The current urban scenario in Delhi could not be more indifferent to the walking pedestrian. The streets are now wide unfathomable roads, primarily suited to the speeding vehicle and the resulting urban retail architecture is a blur of advertising hoardings. Nowhere does this manifest more strongly than on MB Road, where the average speed is too fast to perceive an individual product in a show-window and signage jostles for eyeballs.
In this hostile urban arena, the client required a retail space to showcase antique furniture and artefacts. The site was part of a huge abandoned area called Dhar Mill Complex, previously populated with granaries. The intent was to announce the presence of the store without resorting to banal graphics, almost like an urban sculpture, fabricated in inexpensive means within the urban milieu. Thus, the façade is composed entirely of a wall of mesh in three different sizes of spacing and three colours. Also, the asphalt road is brought inside in order to further enhance the outside context with the interiors. Made from an inexpensive kind of prefabricated galvanized iron, this mesh achieves the transparency of glass without the accompanying flatness. The resulting three dimensional composition of colour changes depending from your point of view, allowing it to engage with those moving at high speed, while all the time giving priority to the proximity of the pedestrian.

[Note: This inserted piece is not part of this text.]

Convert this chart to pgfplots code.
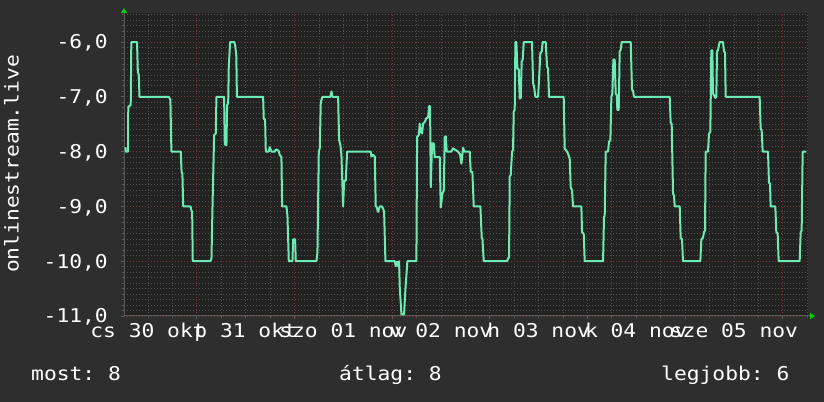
\documentclass[border=0pt]{standalone}
\usepackage{fontspec}
\setmainfont[FakeStretch=1.12]{DejaVu Sans Mono}
\usepackage{pgfplots}
\pgfplotsset{compat=1.18}
\usetikzlibrary{arrows.meta}
\frenchspacing

\definecolor{outerbg}{RGB}{46,46,46}
\definecolor{plotbg}{RGB}{34,34,34}
\definecolor{gridred}{RGB}{125,55,55}
\definecolor{gridgray}{RGB}{82,82,82}
\definecolor{axisgray}{RGB}{90,90,90}
\definecolor{arrowgreen}{RGB}{0,210,0}
\definecolor{linegreen}{RGB}{110,235,180}

\newcommand{\rrd}{\fontsize{19bp}{22bp}\selectfont}

% hours from midnight 31 Oct
\pgfplotstableread{
h v
-17.55 -7.92
-17.45 -8.00
-16.90 -8.00
-16.85 -7.18
-16.25 -7.15
-16.10 -6.00
-14.70 -6.00
-14.50 -6.55
-14.25 -6.60
-14.10 -7.00
-6.90 -7.00
-6.50 -7.05
-6.25 -8.00
-3.95 -8.00
-3.75 -8.37
-3.55 -8.40
-3.35 -9.00
-1.55 -9.00
-1.35 -9.07
-1.15 -9.10
-1.00 -10.00
3.30 -10.00
3.60 -9.95
3.85 -9.00
4.25 -7.70
4.65 -7.67
4.82 -7.00
6.70 -7.00
6.87 -7.87
7.28 -7.88
7.44 -7.15
7.70 -7.12
7.85 -6.45
8.18 -6.00
9.20 -6.00
9.45 -6.08
9.70 -6.25
9.85 -7.00
16.29 -7.00
16.45 -7.40
16.78 -7.42
16.95 -8.00
17.68 -8.00
17.93 -7.92
18.34 -8.00
19.16 -8.00
19.40 -7.96
20.06 -7.98
20.39 -8.06
20.79 -8.10
20.96 -9.00
22.02 -9.00
22.27 -9.17
22.60 -10.00
23.50 -10.00
23.66 -9.60
24.15 -9.60
24.32 -10.00
29.39 -10.00
29.64 -9.84
29.97 -8.00
30.21 -7.94
30.46 -7.10
30.87 -7.00
32.83 -7.00
33.08 -6.90
33.32 -7.00
34.72 -7.00
34.96 -7.79
35.29 -7.88
35.54 -8.07
35.95 -9.00
36.19 -8.53
36.60 -8.53
36.93 -8.00
42.74 -8.00
42.91 -8.09
43.32 -8.06
43.73 -8.09
43.97 -9.00
44.13 -9.00
44.54 -9.10
44.96 -9.00
45.53 -9.00
46.02 -9.09
46.35 -10.00
48.64 -10.00
48.89 -10.09
49.21 -10.01
49.46 -10.09
49.70 -10.00
49.87 -10.48
50.28 -10.97
50.93 -10.97
51.26 -10.51
51.75 -10.00
53.96 -10.00
54.13 -7.73
54.54 -7.70
54.78 -7.49
55.03 -7.64
55.36 -7.67
55.60 -7.49
56.01 -7.46
56.42 -7.39
56.83 -7.38
57.08 -7.17
57.32 -7.17
57.49 -8.65
57.81 -7.85
58.22 -7.85
58.47 -8.10
59.70 -8.10
59.94 -9.02
60.35 -8.77
60.68 -8.71
60.93 -7.73
61.17 -7.72
61.42 -8.00
62.56 -8.00
62.97 -7.94
63.55 -7.97
64.20 -8.00
64.69 -8.05
65.02 -8.22
65.43 -7.93
65.68 -7.98
65.84 -8.00
67.07 -8.00
67.31 -8.37
67.72 -8.37
68.05 -9.00
69.69 -9.00
70.02 -9.58
70.18 -9.58
70.51 -10.00
76.24 -10.00
76.49 -9.95
76.73 -9.93
76.90 -8.45
77.14 -8.43
77.47 -8.00
77.71 -7.97
77.88 -7.27
78.12 -7.24
78.29 -6.00
78.53 -6.00
78.78 -6.48
79.11 -6.50
79.35 -7.03
79.60 -7.03
79.84 -6.35
80.09 -6.32
80.34 -6.00
82.38 -6.00
82.63 -6.75
82.87 -6.81
83.20 -7.00
83.86 -7.00
84.10 -6.68
84.43 -6.20
84.76 -6.17
85.00 -6.00
85.74 -6.00
86.07 -6.45
86.31 -6.48
86.56 -7.00
90.16 -7.00
90.41 -7.95
90.82 -7.98
91.23 -8.04
91.64 -8.13
91.88 -8.65
92.21 -8.71
92.46 -9.00
94.50 -9.00
94.67 -9.47
95.08 -9.50
95.32 -10.00
99.83 -10.00
100.07 -9.19
100.24 -9.17
100.48 -8.00
101.06 -8.00
101.30 -7.82
101.63 -7.79
101.88 -7.00
102.12 -6.94
102.37 -6.32
102.69 -6.32
102.94 -6.94
103.19 -6.97
103.35 -7.24
103.68 -7.24
103.92 -6.17
104.17 -6.14
104.41 -6.00
106.63 -6.00
106.95 -6.87
107.20 -6.89
107.44 -7.00
116.21 -7.00
116.45 -7.47
116.70 -7.49
117.03 -8.77
117.27 -8.80
117.44 -9.00
118.67 -9.00
118.91 -9.58
119.24 -9.60
119.48 -10.00
123.74 -10.00
123.99 -9.60
124.40 -9.57
124.64 -9.47
124.89 -9.44
125.05 -8.00
125.63 -8.00
125.87 -7.67
126.20 -7.64
126.44 -6.15
126.69 -6.15
126.85 -6.94
127.10 -6.97
127.43 -7.02
127.67 -7.00
127.84 -6.17
128.08 -6.15
128.49 -6.00
129.31 -6.00
129.56 -6.17
129.80 -6.19
129.97 -7.00
138.32 -7.00
138.57 -7.58
138.81 -7.61
139.06 -8.00
140.37 -8.00
140.61 -8.57
140.86 -8.58
141.02 -9.00
142.17 -9.00
142.41 -9.47
142.74 -9.49
142.99 -10.00
148.15 -10.00
148.40 -9.47
148.64 -9.44
148.89 -8.00
149.78 -8.00
}\listeners

\begin{document}
\begin{tikzpicture}
\fill[outerbg] (0,0) rectangle (824bp,402bp);

\begin{axis}[
  at={(124bp,86bp)}, anchor=south west,
  scale only axis,
  width=684bp, height=303bp,
  xmin=-17.9, xmax=150.2,
  ymin=-11, ymax=-5.47,
  axis background/.style={fill=plotbg},
  axis x line=bottom, axis y line=left,
  axis line style={draw=axisgray, line width=1bp},
  x axis line style={-{Triangle[length=5bp,width=6bp,color=arrowgreen]}, shorten >=-7bp},
  y axis line style={-{Triangle[length=5bp,width=6bp,color=arrowgreen]}, shorten >=-5bp},
  xtick={0,24,...,144},
  xticklabels={},
  minor xtick={-12,-6,...,150},
  ytick={-11,-10,...,-6},
  yticklabels={{-11,0},{-10,0},{-9,0},{-8,0},{-7,0},{-6,0}},
  minor ytick={-10.9,-10.8,...,-5.5},
  grid=both,
  major grid style={draw=gridred, line width=0.8bp, dash pattern=on 1bp off 2bp},
  minor grid style={draw=gridgray, line width=0.8bp, dash pattern=on 1bp off 2bp},
  tick align=outside,
  major tick length=3bp, minor tick length=2bp,
  tick style={draw=axisgray, line width=0.8bp},
  tick label style={font=\rrd, text=white},
  yticklabel style={anchor=base east, inner sep=0pt, xshift=-13bp, yshift=-6.9bp},
  extra x ticks={-12,12,36,60,84,108,132},
  extra x tick labels={cs 30 okt,p 31 okt,szo 01 nov,v 02 nov,h 03 nov,k 04 nov,sze 05 nov},
  extra x tick style={grid=none, major tick length=0pt,
    xticklabel style={anchor=base, inner sep=0pt, yshift=-22bp}},
  clip=true,
]
\addplot[color=linegreen, line width=2bp, line join=round] table[x=h, y=v] {\listeners};
\end{axis}

\node[font=\rrd, text=white, rotate=90, anchor=base] at (18.5bp,238bp) {onlinestream.live};
\node[font=\rrd, text=white, anchor=base west, inner sep=0pt] at (31bp,22bp) {most: 8};
\node[font=\rrd, text=white, anchor=base west, inner sep=0pt] at (339bp,22bp) {átlag: 8};
\node[font=\rrd, text=white, anchor=base west, inner sep=0pt] at (661bp,22bp) {legjobb: 6};

\pgfresetboundingbox
\path (0,0) rectangle (824bp,402bp);
\end{tikzpicture}
\end{document}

In the interiors, the large theatrical space reveals itself as an indoor bazaar. One navigates in a nonlinear manner, moving through connected platforms that unfold and step away in a series of cropped hexagonals. Finished either in exposed concrete or slatted wood, these are the stages for the various products, creating a display that encourages ‘discovery’. Equal emphasis has been given to the ceiling, which appears like the sky on a festive day in North India. Hundreds of triangular kite-like surfaces are suspended under the black painted ceiling, reflecting light below. The suspended raceways provide uplight and down light, as in a typical Indian street with overhead lines etc. Bright primary colours, inspired by the colourful plastic sheets favoured by street hawkers, form the backdrop to these hexagonal platforms, offsetting the strong geometry of the two horizontal planes.